◆ SHORT PROBLEM:
Write the material out again in full, exactly.

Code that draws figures
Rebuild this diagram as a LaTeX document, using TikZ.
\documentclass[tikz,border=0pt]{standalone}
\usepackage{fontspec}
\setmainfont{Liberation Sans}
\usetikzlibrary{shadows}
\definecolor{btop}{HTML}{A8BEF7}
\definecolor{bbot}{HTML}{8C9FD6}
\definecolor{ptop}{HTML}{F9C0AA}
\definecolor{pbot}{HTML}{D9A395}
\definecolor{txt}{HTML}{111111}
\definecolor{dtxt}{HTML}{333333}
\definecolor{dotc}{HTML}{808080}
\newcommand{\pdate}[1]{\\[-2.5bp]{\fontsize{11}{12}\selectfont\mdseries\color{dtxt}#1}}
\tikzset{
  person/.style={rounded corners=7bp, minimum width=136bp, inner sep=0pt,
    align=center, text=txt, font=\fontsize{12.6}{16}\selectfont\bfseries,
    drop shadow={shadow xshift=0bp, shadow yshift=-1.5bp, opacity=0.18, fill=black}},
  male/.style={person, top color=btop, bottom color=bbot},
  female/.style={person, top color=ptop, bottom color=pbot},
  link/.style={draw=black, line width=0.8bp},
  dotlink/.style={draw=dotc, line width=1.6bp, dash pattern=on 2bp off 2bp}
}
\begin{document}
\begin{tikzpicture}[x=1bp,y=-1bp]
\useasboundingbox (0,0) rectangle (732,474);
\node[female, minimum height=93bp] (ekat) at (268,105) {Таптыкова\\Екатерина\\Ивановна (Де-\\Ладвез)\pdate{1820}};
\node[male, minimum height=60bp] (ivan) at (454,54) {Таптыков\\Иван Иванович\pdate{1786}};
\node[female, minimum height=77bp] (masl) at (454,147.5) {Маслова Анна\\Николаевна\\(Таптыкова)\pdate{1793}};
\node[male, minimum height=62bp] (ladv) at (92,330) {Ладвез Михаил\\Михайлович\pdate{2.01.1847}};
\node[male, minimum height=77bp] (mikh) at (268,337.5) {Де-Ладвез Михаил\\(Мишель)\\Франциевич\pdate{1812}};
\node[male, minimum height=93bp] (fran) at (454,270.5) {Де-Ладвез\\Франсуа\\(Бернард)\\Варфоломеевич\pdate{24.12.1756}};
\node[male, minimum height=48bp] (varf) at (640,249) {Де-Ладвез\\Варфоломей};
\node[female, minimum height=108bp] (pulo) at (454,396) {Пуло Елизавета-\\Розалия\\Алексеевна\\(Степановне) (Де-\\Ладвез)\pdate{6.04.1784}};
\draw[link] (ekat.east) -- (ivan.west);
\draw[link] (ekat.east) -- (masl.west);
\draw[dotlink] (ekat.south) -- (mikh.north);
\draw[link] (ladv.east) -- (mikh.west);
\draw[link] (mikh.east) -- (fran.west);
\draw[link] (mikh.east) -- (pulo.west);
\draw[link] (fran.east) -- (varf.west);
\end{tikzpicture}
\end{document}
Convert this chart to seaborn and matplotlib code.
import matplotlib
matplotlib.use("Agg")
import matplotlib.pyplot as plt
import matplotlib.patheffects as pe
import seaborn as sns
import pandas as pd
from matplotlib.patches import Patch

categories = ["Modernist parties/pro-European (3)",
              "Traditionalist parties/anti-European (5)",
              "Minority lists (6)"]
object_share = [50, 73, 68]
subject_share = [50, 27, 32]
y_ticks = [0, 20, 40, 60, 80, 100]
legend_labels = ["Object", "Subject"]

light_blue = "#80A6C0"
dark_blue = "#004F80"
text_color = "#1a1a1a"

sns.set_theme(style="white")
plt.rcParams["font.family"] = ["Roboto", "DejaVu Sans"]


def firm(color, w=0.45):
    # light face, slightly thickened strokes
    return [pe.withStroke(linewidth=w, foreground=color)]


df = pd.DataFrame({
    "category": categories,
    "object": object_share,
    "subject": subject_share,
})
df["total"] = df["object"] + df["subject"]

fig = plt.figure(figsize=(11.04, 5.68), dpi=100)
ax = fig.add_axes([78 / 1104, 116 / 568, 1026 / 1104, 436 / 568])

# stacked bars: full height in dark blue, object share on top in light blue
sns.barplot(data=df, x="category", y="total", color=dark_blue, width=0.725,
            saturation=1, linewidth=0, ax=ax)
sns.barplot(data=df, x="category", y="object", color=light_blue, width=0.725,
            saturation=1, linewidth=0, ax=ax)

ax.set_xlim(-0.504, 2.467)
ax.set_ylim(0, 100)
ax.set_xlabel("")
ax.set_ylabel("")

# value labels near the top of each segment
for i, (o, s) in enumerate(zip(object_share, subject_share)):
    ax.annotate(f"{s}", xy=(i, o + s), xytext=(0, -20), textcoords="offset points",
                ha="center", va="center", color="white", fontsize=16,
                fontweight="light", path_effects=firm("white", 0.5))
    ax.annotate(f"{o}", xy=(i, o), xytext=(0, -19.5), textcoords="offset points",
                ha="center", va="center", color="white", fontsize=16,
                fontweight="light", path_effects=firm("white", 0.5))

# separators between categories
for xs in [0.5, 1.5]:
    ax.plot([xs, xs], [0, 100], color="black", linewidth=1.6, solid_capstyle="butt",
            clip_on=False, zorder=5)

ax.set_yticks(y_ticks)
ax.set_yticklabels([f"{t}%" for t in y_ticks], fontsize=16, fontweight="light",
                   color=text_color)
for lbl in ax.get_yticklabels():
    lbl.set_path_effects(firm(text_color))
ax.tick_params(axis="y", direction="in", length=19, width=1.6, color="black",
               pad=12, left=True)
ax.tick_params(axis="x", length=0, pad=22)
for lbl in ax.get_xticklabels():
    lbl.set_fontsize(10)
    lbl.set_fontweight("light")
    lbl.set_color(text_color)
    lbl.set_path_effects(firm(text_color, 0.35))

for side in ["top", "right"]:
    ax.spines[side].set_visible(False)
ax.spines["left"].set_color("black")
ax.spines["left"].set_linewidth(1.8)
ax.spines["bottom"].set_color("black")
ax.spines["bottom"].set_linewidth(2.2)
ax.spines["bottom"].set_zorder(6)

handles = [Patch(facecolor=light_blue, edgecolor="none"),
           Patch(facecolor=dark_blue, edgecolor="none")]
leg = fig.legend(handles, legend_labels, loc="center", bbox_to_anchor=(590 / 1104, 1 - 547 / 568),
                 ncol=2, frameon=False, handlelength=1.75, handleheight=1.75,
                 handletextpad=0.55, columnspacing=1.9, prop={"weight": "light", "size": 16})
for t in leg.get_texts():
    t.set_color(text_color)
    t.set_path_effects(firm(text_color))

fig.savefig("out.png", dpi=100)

◆ FULL SOLUTION:
Rebuild this diagram as a LaTeX document, using TikZ.
\documentclass[tikz,border=0pt]{standalone}
\usepackage{fontspec}
\setmainfont{Liberation Sans}
\usetikzlibrary{shadows}
\definecolor{btop}{HTML}{A8BEF7}
\definecolor{bbot}{HTML}{8C9FD6}
\definecolor{ptop}{HTML}{F9C0AA}
\definecolor{pbot}{HTML}{D9A395}
\definecolor{txt}{HTML}{111111}
\definecolor{dtxt}{HTML}{333333}
\definecolor{dotc}{HTML}{808080}
\newcommand{\pdate}[1]{\\[-2.5bp]{\fontsize{11}{12}\selectfont\mdseries\color{dtxt}#1}}
\tikzset{
  person/.style={rounded corners=7bp, minimum width=136bp, inner sep=0pt,
    align=center, text=txt, font=\fontsize{12.6}{16}\selectfont\bfseries,
    drop shadow={shadow xshift=0bp, shadow yshift=-1.5bp, opacity=0.18, fill=black}},
  male/.style={person, top color=btop, bottom color=bbot},
  female/.style={person, top color=ptop, bottom color=pbot},
  link/.style={draw=black, line width=0.8bp},
  dotlink/.style={draw=dotc, line width=1.6bp, dash pattern=on 2bp off 2bp}
}
\begin{document}
\begin{tikzpicture}[x=1bp,y=-1bp]
\useasboundingbox (0,0) rectangle (732,474);
\node[female, minimum height=93bp] (ekat) at (268,105) {Таптыкова\\Екатерина\\Ивановна (Де-\\Ладвез)\pdate{1820}};
\node[male, minimum height=60bp] (ivan) at (454,54) {Таптыков\\Иван Иванович\pdate{1786}};
\node[female, minimum height=77bp] (masl) at (454,147.5) {Маслова Анна\\Николаевна\\(Таптыкова)\pdate{1793}};
\node[male, minimum height=62bp] (ladv) at (92,330) {Ладвез Михаил\\Михайлович\pdate{2.01.1847}};
\node[male, minimum height=77bp] (mikh) at (268,337.5) {Де-Ладвез Михаил\\(Мишель)\\Франциевич\pdate{1812}};
\node[male, minimum height=93bp] (fran) at (454,270.5) {Де-Ладвез\\Франсуа\\(Бернард)\\Варфоломеевич\pdate{24.12.1756}};
\node[male, minimum height=48bp] (varf) at (640,249) {Де-Ладвез\\Варфоломей};
\node[female, minimum height=108bp] (pulo) at (454,396) {Пуло Елизавета-\\Розалия\\Алексеевна\\(Степановне) (Де-\\Ладвез)\pdate{6.04.1784}};
\draw[link] (ekat.east) -- (ivan.west);
\draw[link] (ekat.east) -- (masl.west);
\draw[dotlink] (ekat.south) -- (mikh.north);
\draw[link] (ladv.east) -- (mikh.west);
\draw[link] (mikh.east) -- (fran.west);
\draw[link] (mikh.east) -- (pulo.west);
\draw[link] (fran.east) -- (varf.west);
\end{tikzpicture}
\end{document}
Convert this chart to seaborn and matplotlib code.
import matplotlib
matplotlib.use("Agg")
import matplotlib.pyplot as plt
import matplotlib.patheffects as pe
import seaborn as sns
import pandas as pd
from matplotlib.patches import Patch

categories = ["Modernist parties/pro-European (3)",
              "Traditionalist parties/anti-European (5)",
              "Minority lists (6)"]
object_share = [50, 73, 68]
subject_share = [50, 27, 32]
y_ticks = [0, 20, 40, 60, 80, 100]
legend_labels = ["Object", "Subject"]

light_blue = "#80A6C0"
dark_blue = "#004F80"
text_color = "#1a1a1a"

sns.set_theme(style="white")
plt.rcParams["font.family"] = ["Roboto", "DejaVu Sans"]


def firm(color, w=0.45):
    # light face, slightly thickened strokes
    return [pe.withStroke(linewidth=w, foreground=color)]


df = pd.DataFrame({
    "category": categories,
    "object": object_share,
    "subject": subject_share,
})
df["total"] = df["object"] + df["subject"]

fig = plt.figure(figsize=(11.04, 5.68), dpi=100)
ax = fig.add_axes([78 / 1104, 116 / 568, 1026 / 1104, 436 / 568])

# stacked bars: full height in dark blue, object share on top in light blue
sns.barplot(data=df, x="category", y="total", color=dark_blue, width=0.725,
            saturation=1, linewidth=0, ax=ax)
sns.barplot(data=df, x="category", y="object", color=light_blue, width=0.725,
            saturation=1, linewidth=0, ax=ax)

ax.set_xlim(-0.504, 2.467)
ax.set_ylim(0, 100)
ax.set_xlabel("")
ax.set_ylabel("")

# value labels near the top of each segment
for i, (o, s) in enumerate(zip(object_share, subject_share)):
    ax.annotate(f"{s}", xy=(i, o + s), xytext=(0, -20), textcoords="offset points",
                ha="center", va="center", color="white", fontsize=16,
                fontweight="light", path_effects=firm("white", 0.5))
    ax.annotate(f"{o}", xy=(i, o), xytext=(0, -19.5), textcoords="offset points",
                ha="center", va="center", color="white", fontsize=16,
                fontweight="light", path_effects=firm("white", 0.5))

# separators between categories
for xs in [0.5, 1.5]:
    ax.plot([xs, xs], [0, 100], color="black", linewidth=1.6, solid_capstyle="butt",
            clip_on=False, zorder=5)

ax.set_yticks(y_ticks)
ax.set_yticklabels([f"{t}%" for t in y_ticks], fontsize=16, fontweight="light",
                   color=text_color)
for lbl in ax.get_yticklabels():
    lbl.set_path_effects(firm(text_color))
ax.tick_params(axis="y", direction="in", length=19, width=1.6, color="black",
               pad=12, left=True)
ax.tick_params(axis="x", length=0, pad=22)
for lbl in ax.get_xticklabels():
    lbl.set_fontsize(10)
    lbl.set_fontweight("light")
    lbl.set_color(text_color)
    lbl.set_path_effects(firm(text_color, 0.35))

for side in ["top", "right"]:
    ax.spines[side].set_visible(False)
ax.spines["left"].set_color("black")
ax.spines["left"].set_linewidth(1.8)
ax.spines["bottom"].set_color("black")
ax.spines["bottom"].set_linewidth(2.2)
ax.spines["bottom"].set_zorder(6)

handles = [Patch(facecolor=light_blue, edgecolor="none"),
           Patch(facecolor=dark_blue, edgecolor="none")]
leg = fig.legend(handles, legend_labels, loc="center", bbox_to_anchor=(590 / 1104, 1 - 547 / 568),
                 ncol=2, frameon=False, handlelength=1.75, handleheight=1.75,
                 handletextpad=0.55, columnspacing=1.9, prop={"weight": "light", "size": 16})
for t in leg.get_texts():
    t.set_color(text_color)
    t.set_path_effects(firm(text_color))

fig.savefig("out.png", dpi=100)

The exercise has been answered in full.